__Task brief__:
Restate exactly the lines of the entries below, beginning with the first and ending with the line that holds "0.25, step: 0.05". Pictures are not copied.

[Stored items from a collection]
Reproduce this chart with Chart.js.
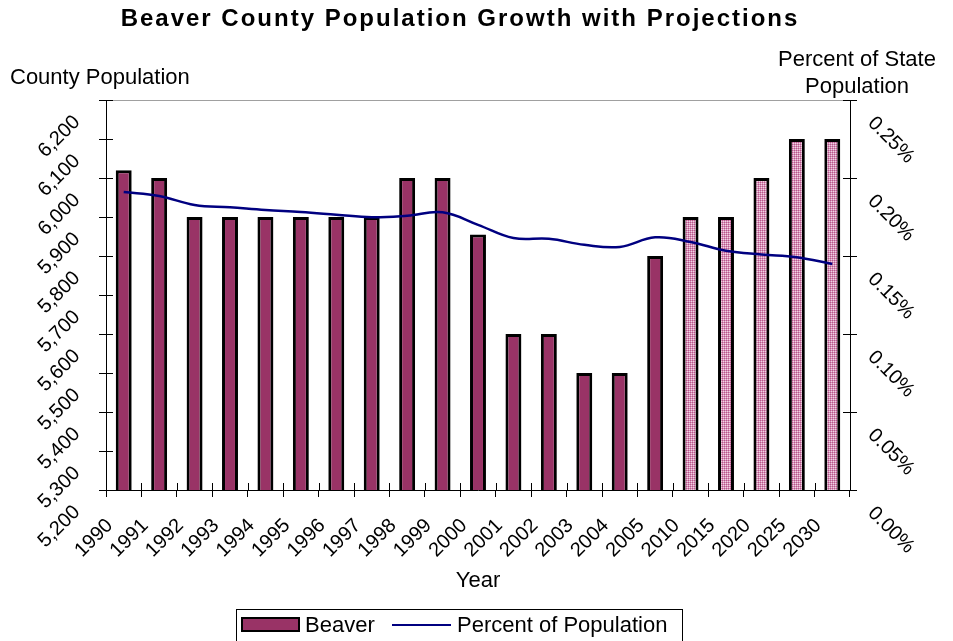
<!DOCTYPE html>
<html>
<head>
<meta charset="utf-8">
<script src="https://cdn.jsdelivr.net/npm/chart.js@4.4.1/dist/chart.umd.min.js"></script>
<style>
  html, body { margin: 0; padding: 0; background: #ffffff; }
  #wrap { width: 953px; height: 641px; }
</style>
</head>
<body>
<div id="wrap"><canvas id="c" width="953" height="641"></canvas></div>
<script>
// ---- data ----
const years = ['1990','1991','1992','1993','1994','1995','1996','1997','1998','1999','2000','2001','2002','2003','2004','2005','2010','2015','2020','2025','2030'];
const beaver = [6020, 6000, 5900, 5900, 5900, 5900, 5900, 5900, 6000, 6000, 5855, 5600, 5600, 5500, 5500, 5800, 5900, 5900, 6000, 6100, 6100];
const percentOfState = [0.191, 0.1885, 0.1827, 0.1812, 0.1795, 0.1782, 0.1765, 0.1748, 0.1758, 0.1780, 0.1700, 0.1615, 0.1610, 0.1572, 0.1558, 0.1620, 0.1590, 0.1534, 0.1510, 0.1492, 0.1449];
const firstProjectedYear = '2010';
const leftTicks = { min: 5200, max: 6200, step: 100 };
const rightTicks = { min: 0, max: 0.25, step: 0.05 };

const titleText = 'Beaver County Population Growth with Projections';
const leftTitle = 'County Population';
const rightTitle = ['Percent of State', 'Population'];
const xTitle = 'Year';
const legendLabels = ['Beaver', 'Percent of Population'];

// ---- styles ----
const FONT = '"Liberation Sans", Arial, sans-serif';
const barColor = '#993366';
const lineColor = '#000080';

function makePattern() {
  const t = document.createElement('canvas');
  t.width = 2; t.height = 2;
  const g = t.getContext('2d');
  g.fillStyle = '#f0d4e4';
  g.fillRect(0, 0, 2, 2);
  g.fillStyle = '#b8588c';
  g.fillRect(0, 0, 1, 1);
  g.fillStyle = '#d690b8';
  g.fillRect(1, 0, 1, 1);
  g.fillRect(0, 1, 1, 1);
  return g.createPattern(t, 'repeat');
}
const ctx = document.getElementById('c').getContext('2d');
const pattern = makePattern();
const projIdx = years.indexOf(firstProjectedYear);
const barFills = years.map((y, i) => i >= projIdx ? pattern : barColor);

const decor = {
  id: 'decor',
  afterDatasetsDraw(chart) {
    const c = chart.ctx;
    const a = chart.chartArea;
    c.save();
    c.strokeStyle = '#a0a0a0';
    c.lineWidth = 1;
    c.beginPath();
    c.moveTo(a.left, a.top + 0.5);
    c.lineTo(a.right, a.top + 0.5);
    c.stroke();
    c.strokeStyle = '#000000';
    const yl = chart.scales.y, yr = chart.scales.y1;
    yl.ticks.forEach((t, i) => { const p = Math.round(yl.getPixelForTick(i)) + 0.5; c.beginPath(); c.moveTo(a.left, p); c.lineTo(a.left + 7, p); c.stroke(); });
    yr.ticks.forEach((t, i) => { const p = Math.round(yr.getPixelForTick(i)) + 0.5; c.beginPath(); c.moveTo(a.right - 7, p); c.lineTo(a.right, p); c.stroke(); });
    for (let i = 0; i <= years.length; i++) {
      const p = Math.round(a.left + (a.right - a.left) * i / years.length) + 0.5;
      c.beginPath(); c.moveTo(p, a.bottom - 7); c.lineTo(p, a.bottom); c.stroke();
    }
    c.restore();
  },
  afterDraw(chart) {
    const c = chart.ctx;
    c.save();
    c.fillStyle = '#000000';
    c.font = 'bold 24px ' + FONT;
    c.textAlign = 'center';
    c.textBaseline = 'middle';
    if ('letterSpacing' in c) c.letterSpacing = '2px';
    c.fillText(titleText, 460, 19);
    if ('letterSpacing' in c) c.letterSpacing = '0px';
    c.font = '22px ' + FONT;
    c.textAlign = 'left';
    c.fillText(leftTitle, 10, 78);
    c.textAlign = 'center';
    c.fillText(rightTitle[0], 857, 60);
    c.fillText(rightTitle[1], 857, 87);
    c.fillText(xTitle, 478, 581);
    c.strokeStyle = '#000000';
    c.lineWidth = 1;
    c.strokeRect(236.5, 609.5, 446, 40);
    c.fillStyle = barColor;
    c.fillRect(241, 617, 59, 15);
    c.lineWidth = 2;
    c.strokeRect(242, 618, 57, 13);
    c.strokeStyle = lineColor;
    c.beginPath(); c.moveTo(392, 625); c.lineTo(451, 625); c.stroke();
    c.fillStyle = '#000000';
    c.textAlign = 'left';
    c.fillText(legendLabels[0], 305, 626);
    c.fillText(legendLabels[1], 457, 626);
    c.restore();
  }
};

new Chart(ctx, {
  type: 'bar',
  data: {
    labels: years,
    datasets: [
      {
        type: 'line',
        label: legendLabels[1],
        data: percentOfState,
        yAxisID: 'y1',
        borderColor: lineColor,
        borderWidth: 2.5,
        pointRadius: 0,
        tension: 0.4,
        fill: false,
        order: 0
      },
      {
        type: 'bar',
        label: legendLabels[0],
        data: beaver,
        yAxisID: 'y',
        backgroundColor: barFills,
        borderColor: '#000000',
        borderWidth: 3,
        borderSkipped: false,
        barPercentage: 0.45,
        categoryPercentage: 1.0,
        order: 1
      }
    ]
  },
  options: {
    responsive: false,
    devicePixelRatio: 1,
    animation: false,
    layout: { padding: { top: 100, left: 0, right: 0, bottom: 0 } },
    plugins: { legend: { display: false }, title: { display: false }, tooltip: { enabled: false } },
    scales: {
      x: {
        grid: { drawOnChartArea: false, tickLength: 7, color: '#000000', offset: true },
        border: { color: '#000000', width: 1 },
        ticks: {
          autoSkip: false, minRotation: 45, maxRotation: 45,
          font: { family: FONT, size: 20 }, color: '#000000',
          labelOffset: -14, padding: 17
        },
        afterFit(s) { s.height = 151; }
      },
      y: {
        position: 'left',
        min: leftTicks.min, max: leftTicks.max,
        grid: { drawOnChartArea: false, tickLength: 7, color: '#000000' },
        border: { color: '#000000', width: 1 },
        ticks: {
          stepSize: leftTicks.step,
          minRotation: 45, maxRotation: 45,
          labelOffset: 19, padding: 22,
          font: { family: FONT, size: 20 }, color: '#000000',
          callback: v => v.toLocaleString('en-US')
        },
        afterFit(s) { s.width = 106; }
      },
      y1: {
        position: 'right',
        min: rightTicks.min, max: rightTicks.max,
        grid: { drawOnChartArea: false, tickLength: 7, color: '#000000' },
        border: { color: '#000000', width: 1 },
        ticks: {
          stepSize: rightTicks.step,
          minRotation: -45, maxRotation: -45,
          labelOffset: 20, padding: 14,
          font: { family: FONT, size: 20 }, color: '#000000',
          callback: v => v.toFixed(2) + '%'
        },
        afterFit(s) { s.width = 103; }
      }
    }
  },
  plugins: [decor]
});
</script>
</body>
</html>
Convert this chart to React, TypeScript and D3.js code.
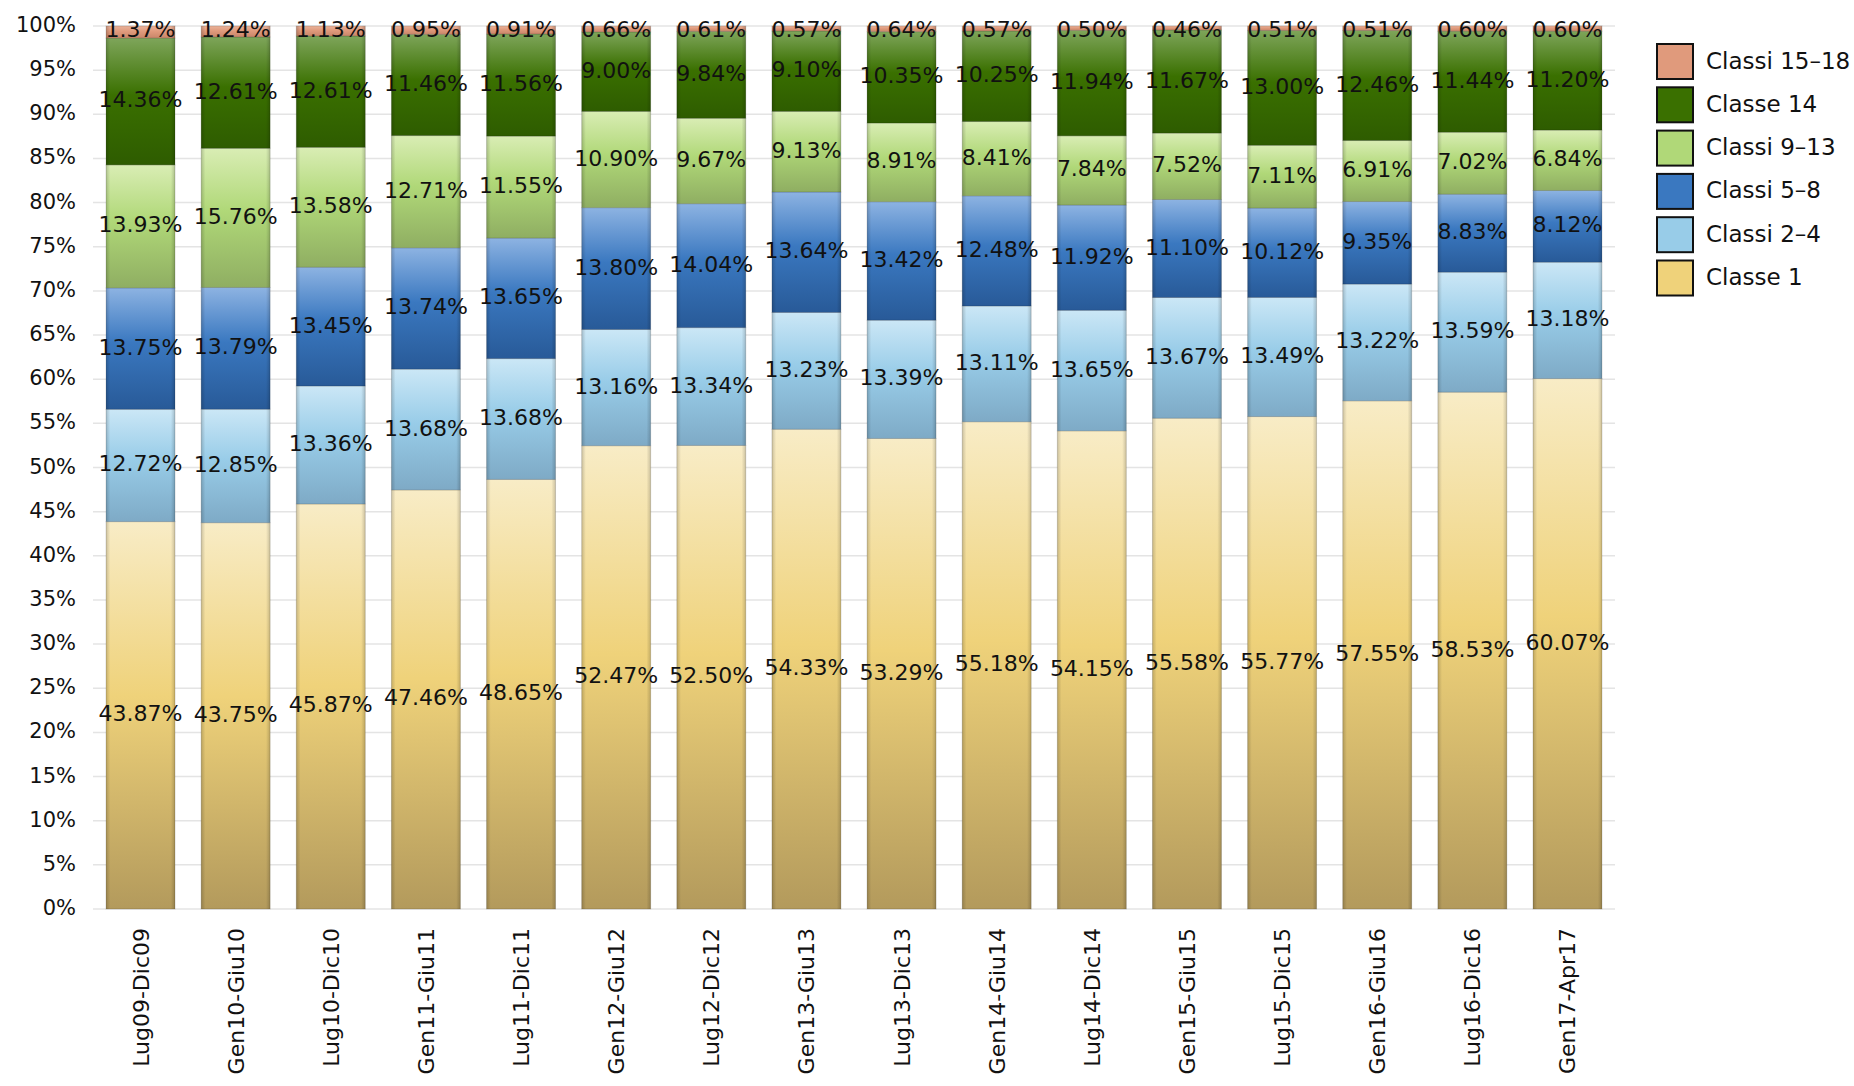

__Answer to this task__:
Reproduce this chart with Chart.js.
<!DOCTYPE html>
<html>
<head>
<meta charset="utf-8">
<script src="https://cdn.jsdelivr.net/npm/chart.js@4.4.1/dist/chart.umd.min.js"></script>
<style>
  html, body { margin: 0; padding: 0; background: #ffffff; }
  #wrap { width: 953px; height: 641px; }
</style>
</head>
<body>
<div id="wrap"><canvas id="c" width="953" height="641"></canvas></div>
<script>
// ---- data ----
const years = ['1990','1991','1992','1993','1994','1995','1996','1997','1998','1999','2000','2001','2002','2003','2004','2005','2010','2015','2020','2025','2030'];
const beaver = [6020, 6000, 5900, 5900, 5900, 5900, 5900, 5900, 6000, 6000, 5855, 5600, 5600, 5500, 5500, 5800, 5900, 5900, 6000, 6100, 6100];
const percentOfState = [0.191, 0.1885, 0.1827, 0.1812, 0.1795, 0.1782, 0.1765, 0.1748, 0.1758, 0.1780, 0.1700, 0.1615, 0.1610, 0.1572, 0.1558, 0.1620, 0.1590, 0.1534, 0.1510, 0.1492, 0.1449];
const firstProjectedYear = '2010';
const leftTicks = { min: 5200, max: 6200, step: 100 };
const rightTicks = { min: 0, max: 0.25, step: 0.05 };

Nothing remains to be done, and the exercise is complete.